▸ RECORDED INFORMATION
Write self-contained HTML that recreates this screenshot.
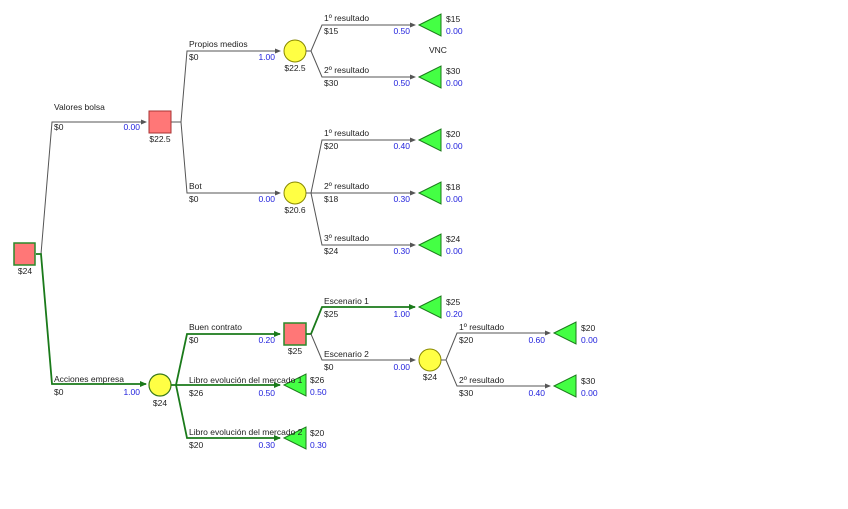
<!DOCTYPE html>
<html><head><meta charset="utf-8"><style>
html,body{margin:0;padding:0;background:#fff;}
svg{display:block;}
text{font-family:"Liberation Sans","DejaVu Sans",sans-serif;font-size:8.5px;fill:#222;}
.b{fill:#2222dd;}
.g{stroke:#1a7a1a;stroke-width:1.8;fill:none;}
.k{stroke:#555;stroke-width:1;fill:none;}
.tri{fill:#44ff44;stroke:#1a7a1a;stroke-width:1;}
.sq{fill:#ff7777;stroke:#aa3333;stroke-width:1;}
.sqg{fill:#ff7777;stroke:#2a8a2a;stroke-width:1.5;}
.ci{fill:#ffff44;stroke:#888800;stroke-width:1;}
.cig{fill:#ffff44;stroke:#3a7a1a;stroke-width:1.2;}
</style></head><body>
<svg width="848" height="509" viewBox="0 0 848 509" xmlns="http://www.w3.org/2000/svg">
<defs>
<marker id="ak" markerWidth="6" markerHeight="6" refX="5" refY="3" orient="auto" markerUnits="userSpaceOnUse"><path d="M0,0.5 L6,3 L0,5.5z" fill="#555"/></marker>
<marker id="ag" markerWidth="7" markerHeight="7" refX="6" refY="3.5" orient="auto" markerUnits="userSpaceOnUse"><path d="M0,0.5 L7,3.5 L0,6.5z" fill="#1a7a1a"/></marker>
</defs>

<path class="k" d="M41,254 L52,122 L146,122" marker-end="url(#ak)"/>
<path class="g" d="M36,254 L41,254 L52,384 L146,384" marker-end="url(#ag)"/>
<rect class="sqg" x="14" y="243" width="21" height="22"/>
<text x="25" y="274" text-anchor="middle">$24</text>
<text x="54" y="110">Valores bolsa</text><text x="54" y="130">$0</text><text x="140" y="130" text-anchor="end" class="b">0.00</text>
<text x="54" y="382">Acciones empresa</text><text x="54" y="395">$0</text><text x="140" y="395" text-anchor="end" class="b">1.00</text>

<path class="k" d="M171,122 L181,122 L187,51 L280,51" marker-end="url(#ak)"/>
<path class="k" d="M181,122 L187,193 L280,193" marker-end="url(#ak)"/>
<rect class="sq" x="149" y="111" width="22" height="22"/>
<text x="160" y="142" text-anchor="middle">$22.5</text>
<text x="189" y="47">Propios medios</text><text x="189" y="60">$0</text><text x="275" y="60" text-anchor="end" class="b">1.00</text>
<text x="189" y="189">Bot</text><text x="189" y="202">$0</text><text x="275" y="202" text-anchor="end" class="b">0.00</text>

<circle class="ci" cx="295" cy="51" r="11"/>
<text x="295" y="71" text-anchor="middle">$22.5</text>
<path class="k" d="M306,51 L311,51 L322,25 L415,25" marker-end="url(#ak)"/>
<path class="k" d="M311,51 L322,77 L415,77" marker-end="url(#ak)"/>
<text x="324" y="21">1º resultado</text><text x="324" y="34">$15</text><text x="410" y="34" text-anchor="end" class="b">0.50</text>
<text x="324" y="73">2º resultado</text><text x="324" y="86">$30</text><text x="410" y="86" text-anchor="end" class="b">0.50</text>
<polygon class="tri" points="419,25 441,14 441,36"/>
<polygon class="tri" points="419,77 441,66 441,88"/>
<text x="446" y="22">$15</text><text x="446" y="34" class="b">0.00</text>
<text x="446" y="74">$30</text><text x="446" y="86" class="b">0.00</text>
<text x="429" y="53">VNC</text>

<circle class="ci" cx="295" cy="193" r="11"/>
<text x="295" y="213" text-anchor="middle">$20.6</text>
<path class="k" d="M306,193 L311,193 L322,140 L415,140" marker-end="url(#ak)"/>
<path class="k" d="M311,193 L415,193" marker-end="url(#ak)"/>
<path class="k" d="M311,193 L322,245 L415,245" marker-end="url(#ak)"/>
<text x="324" y="136">1º resultado</text><text x="324" y="149">$20</text><text x="410" y="149" text-anchor="end" class="b">0.40</text>
<text x="324" y="189">2º resultado</text><text x="324" y="202">$18</text><text x="410" y="202" text-anchor="end" class="b">0.30</text>
<text x="324" y="241">3º resultado</text><text x="324" y="254">$24</text><text x="410" y="254" text-anchor="end" class="b">0.30</text>
<polygon class="tri" points="419,140 441,129 441,151"/>
<polygon class="tri" points="419,193 441,182 441,204"/>
<polygon class="tri" points="419,245 441,234 441,256"/>
<text x="446" y="137">$20</text><text x="446" y="149" class="b">0.00</text>
<text x="446" y="190">$18</text><text x="446" y="202" class="b">0.00</text>
<text x="446" y="242">$24</text><text x="446" y="254" class="b">0.00</text>

<circle class="cig" cx="160" cy="385" r="11"/>
<text x="160" y="406" text-anchor="middle">$24</text>
<path class="g" d="M171,385 L176,385 L187,334 L280,334" marker-end="url(#ag)"/>
<path class="g" d="M176,385 L280,385" marker-end="url(#ag)"/>
<path class="g" d="M176,385 L187,438 L280,438" marker-end="url(#ag)"/>
<polygon class="tri" points="284,385 306,374 306,396"/>
<polygon class="tri" points="284,438 306,427 306,449"/>
<text x="189" y="330">Buen contrato</text><text x="189" y="343">$0</text><text x="275" y="343" text-anchor="end" class="b">0.20</text>
<text x="189" y="383">Libro evolución del mercado 1</text><text x="189" y="396">$26</text><text x="275" y="396" text-anchor="end" class="b">0.50</text>
<text x="189" y="435">Libro evolución del mercado 2</text><text x="189" y="448">$20</text><text x="275" y="448" text-anchor="end" class="b">0.30</text>
<text x="310" y="383">$26</text><text x="310" y="395" class="b">0.50</text>
<text x="310" y="436">$20</text><text x="310" y="448" class="b">0.30</text>

<rect class="sqg" x="284" y="323" width="22" height="22"/>
<text x="295" y="354" text-anchor="middle">$25</text>
<path class="g" d="M306,334 L311,334 L322,307 L415,307" marker-end="url(#ag)"/>
<path class="k" d="M311,334 L322,360 L415,360" marker-end="url(#ak)"/>
<text x="324" y="304">Escenario 1</text><text x="324" y="317">$25</text><text x="410" y="317" text-anchor="end" class="b">1.00</text>
<text x="324" y="357">Escenario 2</text><text x="324" y="370">$0</text><text x="410" y="370" text-anchor="end" class="b">0.00</text>
<polygon class="tri" points="419,307 441,296 441,318"/>
<text x="446" y="305">$25</text><text x="446" y="317" class="b">0.20</text>

<circle class="ci" cx="430" cy="360" r="11"/>
<text x="430" y="380" text-anchor="middle">$24</text>
<path class="k" d="M441,360 L446,360 L457,333 L550,333" marker-end="url(#ak)"/>
<path class="k" d="M446,360 L457,386 L550,386" marker-end="url(#ak)"/>
<text x="459" y="330">1º resultado</text><text x="459" y="343">$20</text><text x="545" y="343" text-anchor="end" class="b">0.60</text>
<text x="459" y="383">2º resultado</text><text x="459" y="396">$30</text><text x="545" y="396" text-anchor="end" class="b">0.40</text>
<polygon class="tri" points="554,333 576,322 576,344"/>
<polygon class="tri" points="554,386 576,375 576,397"/>
<text x="581" y="331">$20</text><text x="581" y="343" class="b">0.00</text>
<text x="581" y="384">$30</text><text x="581" y="396" class="b">0.00</text>
</svg>
</body></html>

▸ WORK TO DO
Retype everything in the material word for word, minus pictures.

▸ FINAL ANSWER
Write self-contained HTML that recreates this screenshot.
<!DOCTYPE html>
<html><head><meta charset="utf-8"><style>
html,body{margin:0;padding:0;background:#fff;}
svg{display:block;}
text{font-family:"Liberation Sans","DejaVu Sans",sans-serif;font-size:8.5px;fill:#222;}
.b{fill:#2222dd;}
.g{stroke:#1a7a1a;stroke-width:1.8;fill:none;}
.k{stroke:#555;stroke-width:1;fill:none;}
.tri{fill:#44ff44;stroke:#1a7a1a;stroke-width:1;}
.sq{fill:#ff7777;stroke:#aa3333;stroke-width:1;}
.sqg{fill:#ff7777;stroke:#2a8a2a;stroke-width:1.5;}
.ci{fill:#ffff44;stroke:#888800;stroke-width:1;}
.cig{fill:#ffff44;stroke:#3a7a1a;stroke-width:1.2;}
</style></head><body>
<svg width="848" height="509" viewBox="0 0 848 509" xmlns="http://www.w3.org/2000/svg">
<defs>
<marker id="ak" markerWidth="6" markerHeight="6" refX="5" refY="3" orient="auto" markerUnits="userSpaceOnUse"><path d="M0,0.5 L6,3 L0,5.5z" fill="#555"/></marker>
<marker id="ag" markerWidth="7" markerHeight="7" refX="6" refY="3.5" orient="auto" markerUnits="userSpaceOnUse"><path d="M0,0.5 L7,3.5 L0,6.5z" fill="#1a7a1a"/></marker>
</defs>

<path class="k" d="M41,254 L52,122 L146,122" marker-end="url(#ak)"/>
<path class="g" d="M36,254 L41,254 L52,384 L146,384" marker-end="url(#ag)"/>
<rect class="sqg" x="14" y="243" width="21" height="22"/>
<text x="25" y="274" text-anchor="middle">$24</text>
<text x="54" y="110">Valores bolsa</text><text x="54" y="130">$0</text><text x="140" y="130" text-anchor="end" class="b">0.00</text>
<text x="54" y="382">Acciones empresa</text><text x="54" y="395">$0</text><text x="140" y="395" text-anchor="end" class="b">1.00</text>

<path class="k" d="M171,122 L181,122 L187,51 L280,51" marker-end="url(#ak)"/>
<path class="k" d="M181,122 L187,193 L280,193" marker-end="url(#ak)"/>
<rect class="sq" x="149" y="111" width="22" height="22"/>
<text x="160" y="142" text-anchor="middle">$22.5</text>
<text x="189" y="47">Propios medios</text><text x="189" y="60">$0</text><text x="275" y="60" text-anchor="end" class="b">1.00</text>
<text x="189" y="189">Bot</text><text x="189" y="202">$0</text><text x="275" y="202" text-anchor="end" class="b">0.00</text>

<circle class="ci" cx="295" cy="51" r="11"/>
<text x="295" y="71" text-anchor="middle">$22.5</text>
<path class="k" d="M306,51 L311,51 L322,25 L415,25" marker-end="url(#ak)"/>
<path class="k" d="M311,51 L322,77 L415,77" marker-end="url(#ak)"/>
<text x="324" y="21">1º resultado</text><text x="324" y="34">$15</text><text x="410" y="34" text-anchor="end" class="b">0.50</text>
<text x="324" y="73">2º resultado</text><text x="324" y="86">$30</text><text x="410" y="86" text-anchor="end" class="b">0.50</text>
<polygon class="tri" points="419,25 441,14 441,36"/>
<polygon class="tri" points="419,77 441,66 441,88"/>
<text x="446" y="22">$15</text><text x="446" y="34" class="b">0.00</text>
<text x="446" y="74">$30</text><text x="446" y="86" class="b">0.00</text>
<text x="429" y="53">VNC</text>

<circle class="ci" cx="295" cy="193" r="11"/>
<text x="295" y="213" text-anchor="middle">$20.6</text>
<path class="k" d="M306,193 L311,193 L322,140 L415,140" marker-end="url(#ak)"/>
<path class="k" d="M311,193 L415,193" marker-end="url(#ak)"/>
<path class="k" d="M311,193 L322,245 L415,245" marker-end="url(#ak)"/>
<text x="324" y="136">1º resultado</text><text x="324" y="149">$20</text><text x="410" y="149" text-anchor="end" class="b">0.40</text>
<text x="324" y="189">2º resultado</text><text x="324" y="202">$18</text><text x="410" y="202" text-anchor="end" class="b">0.30</text>
<text x="324" y="241">3º resultado</text><text x="324" y="254">$24</text><text x="410" y="254" text-anchor="end" class="b">0.30</text>
<polygon class="tri" points="419,140 441,129 441,151"/>
<polygon class="tri" points="419,193 441,182 441,204"/>
<polygon class="tri" points="419,245 441,234 441,256"/>
<text x="446" y="137">$20</text><text x="446" y="149" class="b">0.00</text>
<text x="446" y="190">$18</text><text x="446" y="202" class="b">0.00</text>
<text x="446" y="242">$24</text><text x="446" y="254" class="b">0.00</text>

<circle class="cig" cx="160" cy="385" r="11"/>
<text x="160" y="406" text-anchor="middle">$24</text>
<path class="g" d="M171,385 L176,385 L187,334 L280,334" marker-end="url(#ag)"/>
<path class="g" d="M176,385 L280,385" marker-end="url(#ag)"/>
<path class="g" d="M176,385 L187,438 L280,438" marker-end="url(#ag)"/>
<polygon class="tri" points="284,385 306,374 306,396"/>
<polygon class="tri" points="284,438 306,427 306,449"/>
<text x="189" y="330">Buen contrato</text><text x="189" y="343">$0</text><text x="275" y="343" text-anchor="end" class="b">0.20</text>
<text x="189" y="383">Libro evolución del mercado 1</text><text x="189" y="396">$26</text><text x="275" y="396" text-anchor="end" class="b">0.50</text>
<text x="189" y="435">Libro evolución del mercado 2</text><text x="189" y="448">$20</text><text x="275" y="448" text-anchor="end" class="b">0.30</text>
<text x="310" y="383">$26</text><text x="310" y="395" class="b">0.50</text>
<text x="310" y="436">$20</text><text x="310" y="448" class="b">0.30</text>

<rect class="sqg" x="284" y="323" width="22" height="22"/>
<text x="295" y="354" text-anchor="middle">$25</text>
<path class="g" d="M306,334 L311,334 L322,307 L415,307" marker-end="url(#ag)"/>
<path class="k" d="M311,334 L322,360 L415,360" marker-end="url(#ak)"/>
<text x="324" y="304">Escenario 1</text><text x="324" y="317">$25</text><text x="410" y="317" text-anchor="end" class="b">1.00</text>
<text x="324" y="357">Escenario 2</text><text x="324" y="370">$0</text><text x="410" y="370" text-anchor="end" class="b">0.00</text>
<polygon class="tri" points="419,307 441,296 441,318"/>
<text x="446" y="305">$25</text><text x="446" y="317" class="b">0.20</text>

<circle class="ci" cx="430" cy="360" r="11"/>
<text x="430" y="380" text-anchor="middle">$24</text>
<path class="k" d="M441,360 L446,360 L457,333 L550,333" marker-end="url(#ak)"/>
<path class="k" d="M446,360 L457,386 L550,386" marker-end="url(#ak)"/>
<text x="459" y="330">1º resultado</text><text x="459" y="343">$20</text><text x="545" y="343" text-anchor="end" class="b">0.60</text>
<text x="459" y="383">2º resultado</text><text x="459" y="396">$30</text><text x="545" y="396" text-anchor="end" class="b">0.40</text>
<polygon class="tri" points="554,333 576,322 576,344"/>
<polygon class="tri" points="554,386 576,375 576,397"/>
<text x="581" y="331">$20</text><text x="581" y="343" class="b">0.00</text>
<text x="581" y="384">$30</text><text x="581" y="396" class="b">0.00</text>
</svg>
</body></html>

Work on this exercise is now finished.